Read the lines below and count those that have the word "code". Respond with the number only.
== Source data ==
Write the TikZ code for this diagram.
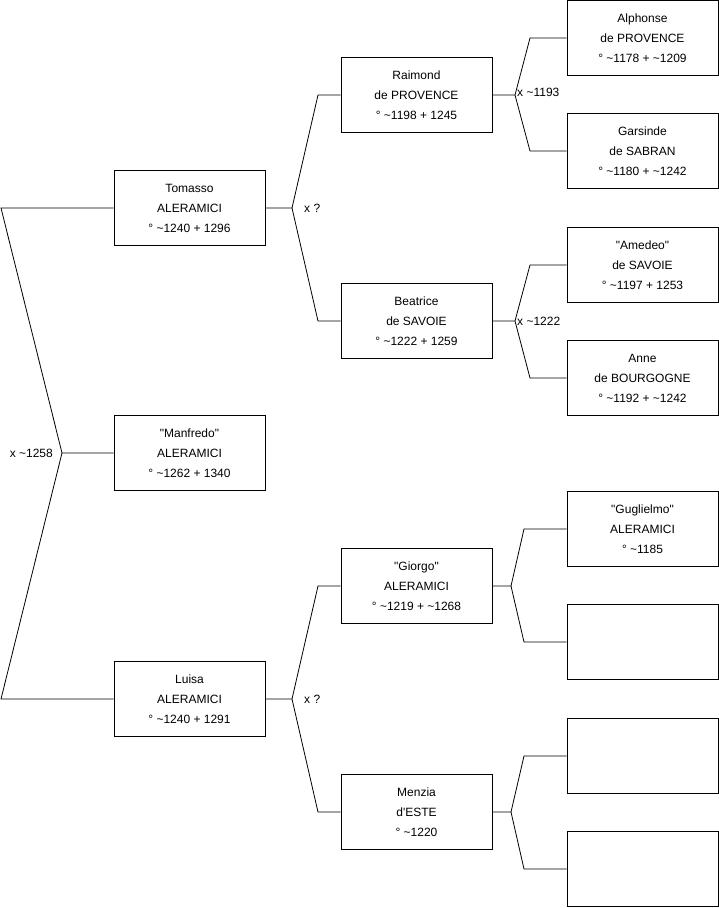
\documentclass[tikz,border=0pt]{standalone}
\usepackage{fontspec}
\setmainfont{Liberation Sans}
\usepackage{tikz}
\usetikzlibrary{calc}
\newcommand{\ap}{\textasciitilde}
\newcommand{\qq}[1]{\textquotedbl#1\textquotedbl}

\begin{document}
\begin{tikzpicture}[
  x=1pt, y=-1pt,
  person/.style={draw, line width=0.8pt, minimum width=151pt, minimum height=75pt, align=center, inner sep=0pt, font=\fontsize{12}{20}\selectfont},
  link/.style={draw, line width=0.8pt},
  union/.style={font=\fontsize{12}{14}\selectfont, inner sep=0pt}
]
\useasboundingbox (0,0) rectangle (719,908);

% generation 1
\node[person] (tomasso)  at (189.5,208) {Tomasso\\ALERAMICI\\° \ap1240 + 1296};
\node[person] (manfredo) at (189.5,453) {\qq{Manfredo}\\ALERAMICI\\° \ap1262 + 1340};
\node[person] (luisa)    at (189.5,699) {Luisa\\ALERAMICI\\° \ap1240 + 1291};

% generation 2
\node[person] (raimond)  at (416.5,95)  {Raimond\\de PROVENCE\\° \ap1198 + 1245};
\node[person] (beatrice) at (416.5,321) {Beatrice\\de SAVOIE\\° \ap1222 + 1259};
\node[person] (giorgo)   at (416.5,586) {\qq{Giorgo}\\ALERAMICI\\° \ap1219 + \ap1268};
\node[person] (menzia)   at (416.5,812) {Menzia\\d\textquotesingle ESTE\\° \ap1220};

% generation 3
\node[person] (alphonse)  at (642.5,38)  {Alphonse\\de PROVENCE\\° \ap1178 + \ap1209};
\node[person] (garsinde)  at (642.5,151) {Garsinde\\de SABRAN\\° \ap1180 + \ap1242};
\node[person] (amedeo)    at (642.5,265) {\qq{Amedeo}\\de SAVOIE\\° \ap1197 + 1253};
\node[person] (anne)      at (642.5,378) {Anne\\de BOURGOGNE\\° \ap1192 + \ap1242};
\node[person] (guglielmo) at (642.5,529) {\qq{Guglielmo}\\ALERAMICI\\° \ap1185};
\node[person] (emptyA)    at (642.5,642) {};
\node[person] (emptyB)    at (642.5,756) {};
\node[person] (emptyC)    at (642.5,869) {};

% junctions
\coordinate (jManfredo) at (62,453);
\coordinate (jTomasso)  at (292,208);
\coordinate (jLuisa)    at (292,699);
\coordinate (jRaimond)  at (515,95);
\coordinate (jBeatrice) at (515,321);
\coordinate (jGiorgo)   at (511,586);
\coordinate (jMenzia)   at (511,812);

% links
\path[link] (manfredo.west) -- (jManfredo) -- (1,208) -- (tomasso.west);
\path[link] (jManfredo) -- (1,699) -- (luisa.west);
\path[link] (tomasso.east) -- (jTomasso) -- (318,95) -- (raimond.west);
\path[link] (jTomasso) -- (318,321) -- (beatrice.west);
\path[link] (luisa.east) -- (jLuisa) -- (318,586) -- (giorgo.west);
\path[link] (jLuisa) -- (318,812) -- (menzia.west);
\path[link] (raimond.east) -- (jRaimond) -- (530,38) -- (alphonse.west);
\path[link] (jRaimond) -- (530,151) -- (garsinde.west);
\path[link] (beatrice.east) -- (jBeatrice) -- (530,265) -- (amedeo.west);
\path[link] (jBeatrice) -- (530,378) -- (anne.west);
\path[link] (giorgo.east) -- (jGiorgo) -- (524,529) -- (guglielmo.west);
\path[link] (jGiorgo) -- (524,642) -- (emptyA.west);
\path[link] (menzia.east) -- (jMenzia) -- (524,756) -- (emptyB.west);
\path[link] (jMenzia) -- (524,869) -- (emptyC.west);

% marriages
\node[union, anchor=east] at ($(jManfredo)+(-9,0)$) {x \ap1258};
\node[union, anchor=west] at ($(jTomasso)+(12,0)$) {x ?};
\node[union, anchor=west] at ($(jLuisa)+(12,0)$) {x ?};
\node[union, anchor=west] at ($(jRaimond)+(2,-3)$) {x \ap1193};
\node[union, anchor=west] at ($(jBeatrice)+(2,0)$) {x \ap1222};
\end{tikzpicture}
\end{document}
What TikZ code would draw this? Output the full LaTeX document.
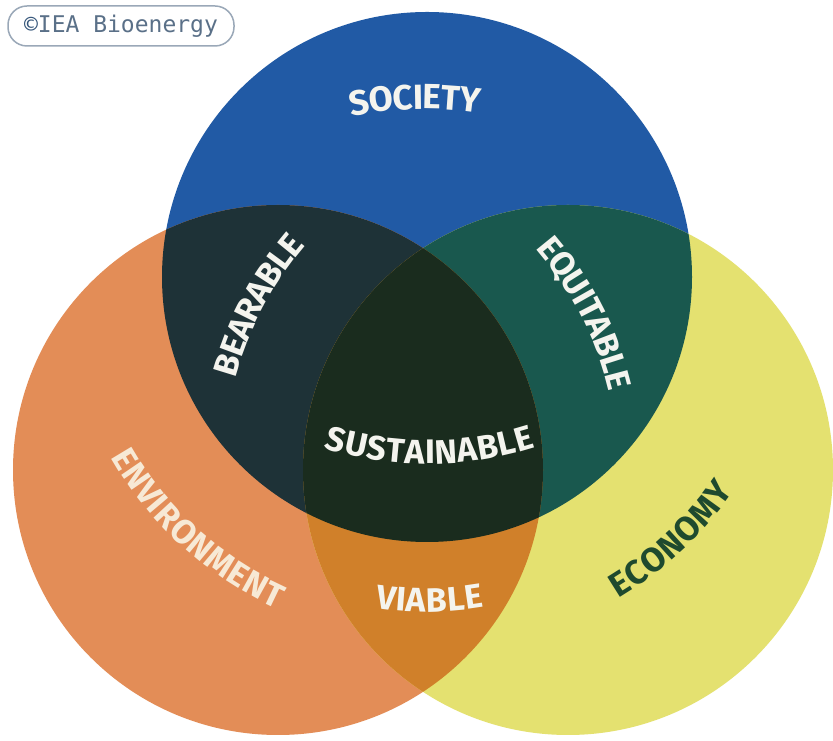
\documentclass[tikz,border=0pt]{standalone}
\usepackage{fontspec}
\usetikzlibrary{decorations.text}
\newfontfamily\labfont{Fira Sans}
\newfontfamily\badgefont{DejaVu Sans Mono}
\newcommand\labfmt{\labfont\bfseries\fontsize{34}{34}\selectfont}
\newcommand\socfmt{\labfont\bfseries\fontsize{35}{35}\selectfont}

\definecolor{socblue}{HTML}{215AA5}
\definecolor{envorange}{HTML}{E38D57}
\definecolor{ecoyellow}{HTML}{E4E170}
\definecolor{bearnavy}{HTML}{1E3237}
\definecolor{equteal}{HTML}{19584E}
\definecolor{viaamber}{HTML}{D0802A}
\definecolor{susdark}{HTML}{1A2C1E}
\definecolor{labwhite}{HTML}{F4F4EE}
\definecolor{envcream}{HTML}{F7E9D5}
\definecolor{ecogreen}{HTML}{1F4A2E}
\definecolor{badgeink}{HTML}{5A7088}
\definecolor{badgemark}{HTML}{34557A}
\definecolor{badgeline}{HTML}{9AA8B8}

\tikzset{
  arclabel/.style={decorate,
    decoration={text along path, text align=center, raise=-12pt, #1}},
  badge/.style={draw=badgeline, line width=1.5pt, rounded corners=19pt,
    minimum width=226pt, minimum height=40pt, inner sep=0pt,
    text=badgeink, font=\badgefont\fontsize{23}{23}\selectfont},
}

\newcommand\R{265}

\begin{document}
\begin{tikzpicture}[x=1pt, y=1pt]
  \useasboundingbox (0,0) rectangle (833,741);
  \fill[white] (0,0) rectangle (833,741);

  % circle centres
  \coordinate (soc) at (427,464);
  \coordinate (env) at (278,271);
  \coordinate (eco) at (568,271);
  \coordinate (susc) at (428,632);
  \coordinate (socc) at (424,270);

  % the three circles
  \fill[socblue]   (soc) circle[radius=\R];
  \fill[envorange] (env) circle[radius=\R];
  \fill[ecoyellow] (eco) circle[radius=\R];

  % pairwise overlaps
  \begin{scope}
    \clip (soc) circle[radius=\R];
    \fill[bearnavy] (env) circle[radius=\R];
  \end{scope}
  \begin{scope}
    \clip (soc) circle[radius=\R];
    \fill[equteal] (eco) circle[radius=\R];
  \end{scope}
  \begin{scope}
    \clip (env) circle[radius=\R];
    \fill[viaamber] (eco) circle[radius=\R];
  \end{scope}
  % centre, common to all three
  \begin{scope}
    \clip (soc) circle[radius=\R];
    \clip (env) circle[radius=\R];
    \fill[susdark] (eco) circle[radius=\R];
  \end{scope}

  % curved labels
  \path[arclabel={text={|\socfmt|SOCIETY}, text color=labwhite}]
    (socc) ++(121.4:374) arc[start angle=121.4, end angle=61.4, radius=374];
  \path[arclabel={text={|\labfmt|BEARABLE}, text color=labwhite}]
    (eco) ++(192:357) arc[start angle=192, end angle=112, radius=357];
  \path[arclabel={text={|\labfmt|EQUITABLE}, text color=labwhite}]
    (env) ++(67:352) arc[start angle=67, end angle=-13, radius=352];
  \path[arclabel={text={|\labfmt|SUSTAINABLE}, text color=labwhite}]
    (susc) ++(240.3:343) arc[start angle=240.3, end angle=300.3, radius=343];
  \path[arclabel={text={|\labfmt|VIABLE}, text color=labwhite}]
    (soc) ++(240.5:323) arc[start angle=240.5, end angle=300.5, radius=323];
  \path[arclabel={text={|\labfmt|ENVIRONMENT}, text color=envcream}]
    (soc) ++(192.7:352) arc[start angle=192.7, end angle=262.7, radius=352];
  \path[arclabel={text={|\labfmt|ECONOMY}, text color=ecogreen}]
    (soc) ++(-77:362) arc[start angle=-77, end angle=-17, radius=362];

  % copyright badge
  \node[badge] (badge) at (121,715) {\textcolor{badgemark}{©}IEA Bioenergy};
\end{tikzpicture}
\end{document}
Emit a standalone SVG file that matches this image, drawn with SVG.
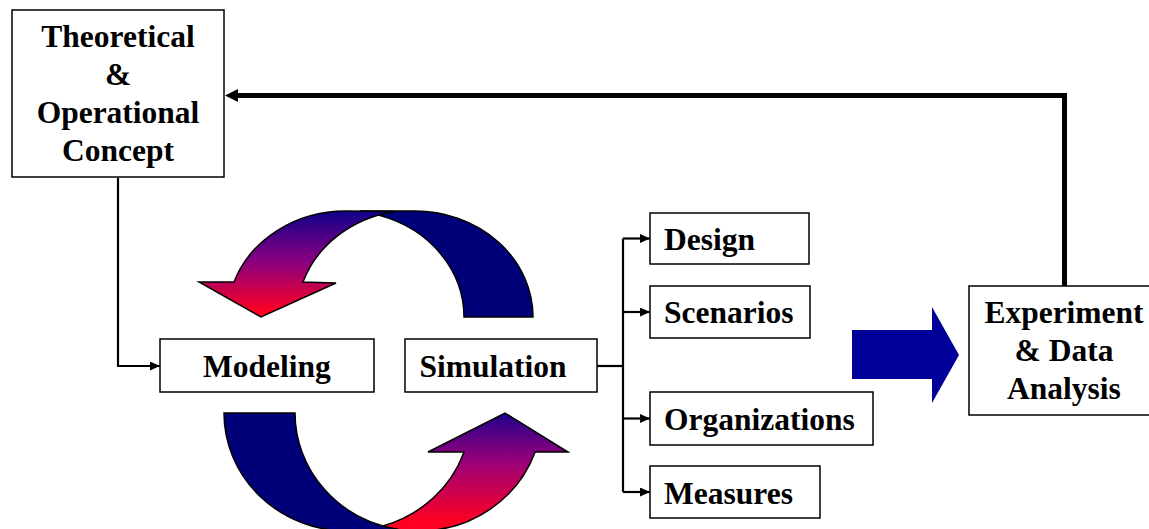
<svg xmlns="http://www.w3.org/2000/svg" width="1149" height="529" viewBox="0 0 1149 529">
<style>
.box{fill:#fff;stroke:#000;stroke-width:1.5}
.t{font-family:"Liberation Serif","Times New Roman",serif;font-weight:bold;font-size:31.5px;fill:#000}
.c{text-anchor:middle}
.ln{fill:none;stroke:#000;stroke-width:2.2}
.thick{fill:none;stroke:#000;stroke-width:5}
.band{stroke:#000;stroke-width:1.5;stroke-linejoin:miter}
</style>
<defs>
<marker id="ah" markerUnits="userSpaceOnUse" markerWidth="11" markerHeight="9" refX="10" refY="4.5" orient="auto">
<path d="M0,0 L10,4.5 L0,9 Z" fill="#000"/>
</marker>
<linearGradient id="gTop" gradientUnits="userSpaceOnUse" x1="0" y1="211" x2="0" y2="312">
<stop offset="0" stop-color="#10008a"/>
<stop offset="0.5" stop-color="#8a0080"/>
<stop offset="1" stop-color="#ff0022"/>
</linearGradient>
<linearGradient id="gBot" gradientUnits="userSpaceOnUse" x1="0" y1="413" x2="0" y2="522">
<stop offset="0" stop-color="#20008c"/>
<stop offset="0.45" stop-color="#9a0078"/>
<stop offset="1" stop-color="#ff0022"/>
</linearGradient>
</defs>

<g id="cycle-top">
<path class="band" fill="#000078" d="M533,317 A118.3,106 0 0 0 414.7,211 L360,211 L380.2,215.6 A118.3,106 0 0 1 464,317 Z"/>
<path class="band" fill="url(#gTop)" d="M234,282 A118.3,106 0 0 1 345.7,211 L394.8,211.5 A118.3,106 0 0 0 303,282 L336,283 L261,317 L199,282 Z"/>
</g>
<g id="cycle-bottom">
<path class="band" fill="url(#gBot)" d="M464.1,452 A123.5,118 0 0 1 383,526 L365,531 L418.5,531 A123.5,118 0 0 0 535.1,452 L568,452 L505,413 L428,452 Z"/>
<path class="band" fill="#000078" d="M224,413 A123.5,118 0 0 0 347.5,531 L399,529.5 A123.5,118 0 0 1 295,413 Z"/>
</g>
<g id="big-arrow">
<path d="M852,330 H932 V307 L959,355 L932,403 V379 H852 Z" fill="#000099"/>
</g>

<g id="connectors">
<path class="thick" d="M1064.5,286 V95.5 H237"/>
<path d="M225,95.5 L238,89 L238,102 Z" fill="#000"/>
<path class="ln" d="M118,178 V366 H160" marker-end="url(#ah)"/>
<path class="ln" d="M597,366 H623"/>
<path class="ln" d="M623,238.5 V492"/>
<path class="ln" d="M623,238.5 H650" marker-end="url(#ah)"/>
<path class="ln" d="M623,312 H650" marker-end="url(#ah)"/>
<path class="ln" d="M623,418.5 H650" marker-end="url(#ah)"/>
<path class="ln" d="M623,492 H650" marker-end="url(#ah)"/>
</g>

<g id="theoretical">
<rect class="box" x="12" y="10" width="212" height="167"/>
<text class="t c" x="118" y="47">Theoretical</text>
<text class="t c" x="118" y="85">&amp;</text>
<text class="t c" x="118" y="123">Operational</text>
<text class="t c" x="118" y="161">Concept</text>
</g>
<g id="modeling">
<rect class="box" x="160" y="339" width="214" height="53"/>
<text class="t c" x="267" y="377">Modeling</text>
</g>
<g id="simulation">
<rect class="box" x="405" y="339" width="192" height="53"/>
<text class="t c" x="493" y="377">Simulation</text>
</g>
<g id="design">
<rect class="box" x="650" y="213" width="159" height="51"/>
<text class="t" x="664" y="250">Design</text>
</g>
<g id="scenarios">
<rect class="box" x="650" y="286" width="160" height="52"/>
<text class="t" x="664" y="323">Scenarios</text>
</g>
<g id="organizations">
<rect class="box" x="650" y="392" width="223" height="53"/>
<text class="t" x="664" y="430">Organizations</text>
</g>
<g id="measures">
<rect class="box" x="650" y="466" width="170" height="52"/>
<text class="t" x="664" y="503.5">Measures</text>
</g>
<g id="experiment">
<rect class="box" x="969" y="286" width="200" height="129"/>
<text class="t c" x="1064" y="323">Experiment</text>
<text class="t c" x="1064" y="361">&amp; Data</text>
<text class="t c" x="1064" y="399">Analysis</text>
</g>
</svg>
===
◆ Correct output: 2